Langkah KPK menyerahkan proses hukum kepada Puspom TNI itu dikecam koalisi masyarakat sipil yang terdiri dari Imparsial, Elsam, Centra Initiative, PBHI Nasional, WALHI, YLBHI, Amnesty International Indonesia, Public Virtue, Forum de Facto, KontraS, LBH Pers, ICW, LBH Masyarakat, HRWG, ICJR, LBH Jakarta, LBH Malang, Setara Institute, AJI Jakarta, dan AlDP. Ketua PBHI Nasional, Julius Ibrani, menegaskan langkah KPK itu merusak sistem penegakan hukum pemberatasan korupsi di Indonesia.

Baca Juga:

“Sebagai kejahatan yang tergolong tindak pidana khusus (Korupsi), KPK seharusnya menggunakan UU KPK sebagai pijakan dan landasan hukum dalam memproses militer aktif yang terlibat dalam kejahatan korupsi tersebut,” kata Julius dikonfirmasi, Sabtu (29/7).

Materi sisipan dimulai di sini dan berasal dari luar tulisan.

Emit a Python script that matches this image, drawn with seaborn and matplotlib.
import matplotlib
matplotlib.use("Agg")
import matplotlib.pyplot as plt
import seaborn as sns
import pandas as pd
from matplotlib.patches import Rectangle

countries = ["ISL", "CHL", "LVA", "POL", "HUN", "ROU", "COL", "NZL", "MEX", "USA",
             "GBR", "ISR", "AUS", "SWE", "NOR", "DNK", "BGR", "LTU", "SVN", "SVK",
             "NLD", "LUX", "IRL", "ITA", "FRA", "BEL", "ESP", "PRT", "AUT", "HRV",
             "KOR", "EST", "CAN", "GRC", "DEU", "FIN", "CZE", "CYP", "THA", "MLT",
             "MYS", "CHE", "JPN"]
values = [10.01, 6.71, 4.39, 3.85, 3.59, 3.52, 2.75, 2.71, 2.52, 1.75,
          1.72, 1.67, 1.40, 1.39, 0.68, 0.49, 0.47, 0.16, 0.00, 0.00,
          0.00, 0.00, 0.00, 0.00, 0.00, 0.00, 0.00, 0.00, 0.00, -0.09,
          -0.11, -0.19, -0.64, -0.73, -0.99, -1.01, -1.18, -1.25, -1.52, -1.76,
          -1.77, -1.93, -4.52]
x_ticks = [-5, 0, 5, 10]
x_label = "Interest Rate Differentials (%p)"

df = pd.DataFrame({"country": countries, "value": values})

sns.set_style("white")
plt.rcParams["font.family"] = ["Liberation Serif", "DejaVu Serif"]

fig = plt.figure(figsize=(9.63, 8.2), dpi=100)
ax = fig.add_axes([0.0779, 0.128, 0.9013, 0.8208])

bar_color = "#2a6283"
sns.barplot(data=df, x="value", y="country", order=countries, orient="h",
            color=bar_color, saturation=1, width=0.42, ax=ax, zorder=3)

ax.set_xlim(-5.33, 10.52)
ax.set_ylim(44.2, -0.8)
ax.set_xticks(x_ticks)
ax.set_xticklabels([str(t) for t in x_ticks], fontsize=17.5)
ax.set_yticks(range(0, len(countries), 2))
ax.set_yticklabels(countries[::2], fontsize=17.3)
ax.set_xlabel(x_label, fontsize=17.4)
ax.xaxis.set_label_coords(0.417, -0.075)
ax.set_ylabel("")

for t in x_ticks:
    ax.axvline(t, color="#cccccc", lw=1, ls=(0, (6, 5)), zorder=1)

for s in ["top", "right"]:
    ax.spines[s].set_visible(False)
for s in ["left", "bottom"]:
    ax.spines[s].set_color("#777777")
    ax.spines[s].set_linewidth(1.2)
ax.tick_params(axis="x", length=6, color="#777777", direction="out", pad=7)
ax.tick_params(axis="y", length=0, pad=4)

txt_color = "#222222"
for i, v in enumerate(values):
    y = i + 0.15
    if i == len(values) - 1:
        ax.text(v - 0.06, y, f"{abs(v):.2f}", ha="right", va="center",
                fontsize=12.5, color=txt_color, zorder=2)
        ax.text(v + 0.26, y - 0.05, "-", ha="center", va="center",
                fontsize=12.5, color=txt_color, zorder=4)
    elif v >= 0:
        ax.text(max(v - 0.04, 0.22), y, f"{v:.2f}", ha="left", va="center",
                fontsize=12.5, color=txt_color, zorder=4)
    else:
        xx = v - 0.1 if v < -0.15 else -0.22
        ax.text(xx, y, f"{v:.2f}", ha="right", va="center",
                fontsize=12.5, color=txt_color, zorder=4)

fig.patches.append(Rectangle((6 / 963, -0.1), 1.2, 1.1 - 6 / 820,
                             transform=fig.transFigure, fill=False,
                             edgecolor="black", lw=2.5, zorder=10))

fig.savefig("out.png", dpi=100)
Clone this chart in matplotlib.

Menurut Julius KPK dapat mengabaikan mekanisme peradilan militer dengan dasar asas lex specialist derogat lex generalis (UU yang khusus mengenyampingkan UU yang umum). Dengan demikian KPK harusnya mengusut kasus ini hingga tuntas dan tidak perlu meminta maaf. Permintaan maaf dan penyerahan perkara kedua prajurit tersebut kepada Puspom TNI hanya akan menghalangi pengungkapan kasus tersebut secara transparan dan akuntabel. Lebih dari itu, permintaan maaf dan penyerahan proses hukum keduanya tersebut bisa menjadi jalan impunitas bagi keduanya.

Selama ini sistem peradilan militer sebagaimana yang diatur dalam UU No.31 Tahun 1997 tentang Peradilan Militer merupakan sistem hukum yang eksklusif bagi prajurit militer yang terlibat dalam tindak kejahatan dan seringkali menjadi sarana impunitas bagi mereka yang melakukan tindak pidana. Padahal dalam pasal 65 ayat (2) UU TNI sendiri mengatakan bahwa “Prajurit tunduk kepada kekuasaan peradilan militer dalam hal pelanggaran hukum pidana militer dan tunduk pada kekuasaan peradilan umum dalam hal pelanggaran hukum pidana umum yang diatur dengan UU.”